AIM: Write out each line exactly as given. Leave the pictures out of your copy.

=======

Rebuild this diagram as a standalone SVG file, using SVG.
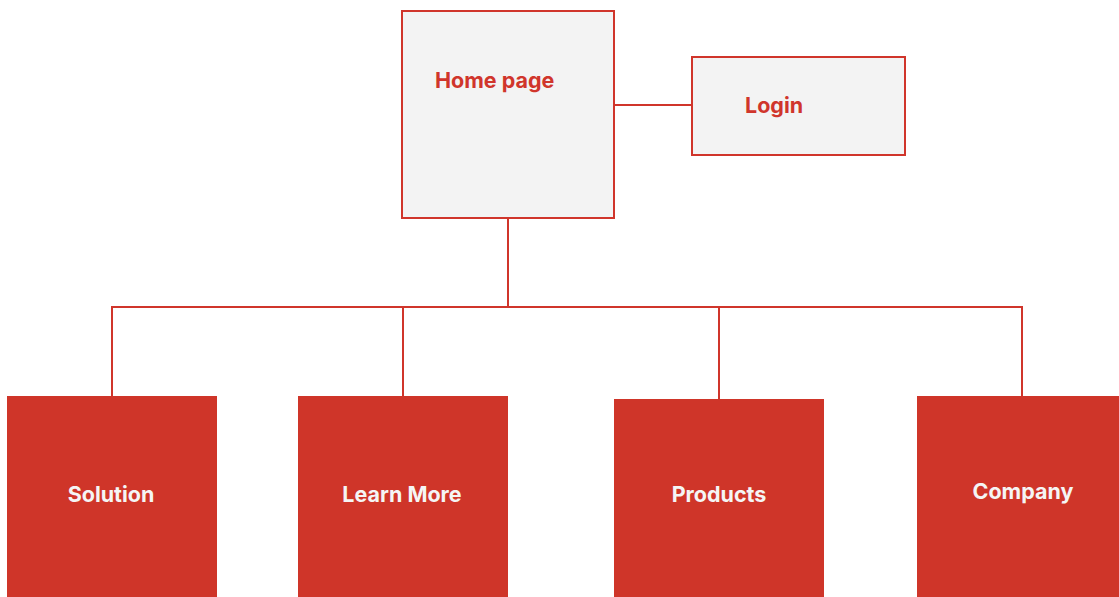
<svg xmlns="http://www.w3.org/2000/svg" width="1119" height="597" viewBox="0 0 1119 597">
<style>
.light{fill:#f3f3f3;stroke:#d0352b;stroke-width:2}
.dark{fill:#cf3529}
.conn{fill:none;stroke:#d0352b;stroke-width:2}
.t{font-family:Inter,"Open Sans","Liberation Sans",sans-serif;font-weight:700;font-size:21.5px}
.tr{fill:#d0352b}
.tw{fill:#f5f5f5;text-anchor:middle}
</style>
<rect width="1119" height="597" fill="#ffffff"/>
<g id="connectors">
<line class="conn" x1="614" y1="105" x2="692" y2="105"/>
<line class="conn" x1="508" y1="218" x2="508" y2="307"/>
<polyline class="conn" points="112,396 112,307 1022,307 1022,396"/>
<line class="conn" x1="403" y1="307" x2="403" y2="396"/>
<line class="conn" x1="719" y1="307" x2="719" y2="399"/>
</g>
<g id="home">
<rect class="light" x="402" y="11" width="212" height="207"/>
<text class="t tr" x="435" y="88">Home page</text>
</g>
<g id="login">
<rect class="light" x="692" y="57" width="213" height="98"/>
<text class="t tr" x="745" y="113">Login</text>
</g>
<g id="solution">
<rect class="dark" x="7" y="396" width="210" height="201"/>
<text class="t tw" x="111" y="502">Solution</text>
</g>
<g id="learnmore">
<rect class="dark" x="298" y="396" width="210" height="201"/>
<text class="t tw" x="402" y="502">Learn More</text>
</g>
<g id="products">
<rect class="dark" x="614" y="399" width="210" height="198"/>
<text class="t tw" x="719" y="502">Products</text>
</g>
<g id="company">
<rect class="dark" x="917" y="396" width="202" height="201"/>
<text class="t tw" x="1023" y="499">Company</text>
</g>
</svg>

=======

WRITTEN RESPONSE:
Rebuild this diagram as a standalone SVG file, using SVG.
<svg xmlns="http://www.w3.org/2000/svg" width="1119" height="597" viewBox="0 0 1119 597">
<style>
.light{fill:#f3f3f3;stroke:#d0352b;stroke-width:2}
.dark{fill:#cf3529}
.conn{fill:none;stroke:#d0352b;stroke-width:2}
.t{font-family:Inter,"Open Sans","Liberation Sans",sans-serif;font-weight:700;font-size:21.5px}
.tr{fill:#d0352b}
.tw{fill:#f5f5f5;text-anchor:middle}
</style>
<rect width="1119" height="597" fill="#ffffff"/>
<g id="connectors">
<line class="conn" x1="614" y1="105" x2="692" y2="105"/>
<line class="conn" x1="508" y1="218" x2="508" y2="307"/>
<polyline class="conn" points="112,396 112,307 1022,307 1022,396"/>
<line class="conn" x1="403" y1="307" x2="403" y2="396"/>
<line class="conn" x1="719" y1="307" x2="719" y2="399"/>
</g>
<g id="home">
<rect class="light" x="402" y="11" width="212" height="207"/>
<text class="t tr" x="435" y="88">Home page</text>
</g>
<g id="login">
<rect class="light" x="692" y="57" width="213" height="98"/>
<text class="t tr" x="745" y="113">Login</text>
</g>
<g id="solution">
<rect class="dark" x="7" y="396" width="210" height="201"/>
<text class="t tw" x="111" y="502">Solution</text>
</g>
<g id="learnmore">
<rect class="dark" x="298" y="396" width="210" height="201"/>
<text class="t tw" x="402" y="502">Learn More</text>
</g>
<g id="products">
<rect class="dark" x="614" y="399" width="210" height="198"/>
<text class="t tw" x="719" y="502">Products</text>
</g>
<g id="company">
<rect class="dark" x="917" y="396" width="202" height="201"/>
<text class="t tw" x="1023" y="499">Company</text>
</g>
</svg>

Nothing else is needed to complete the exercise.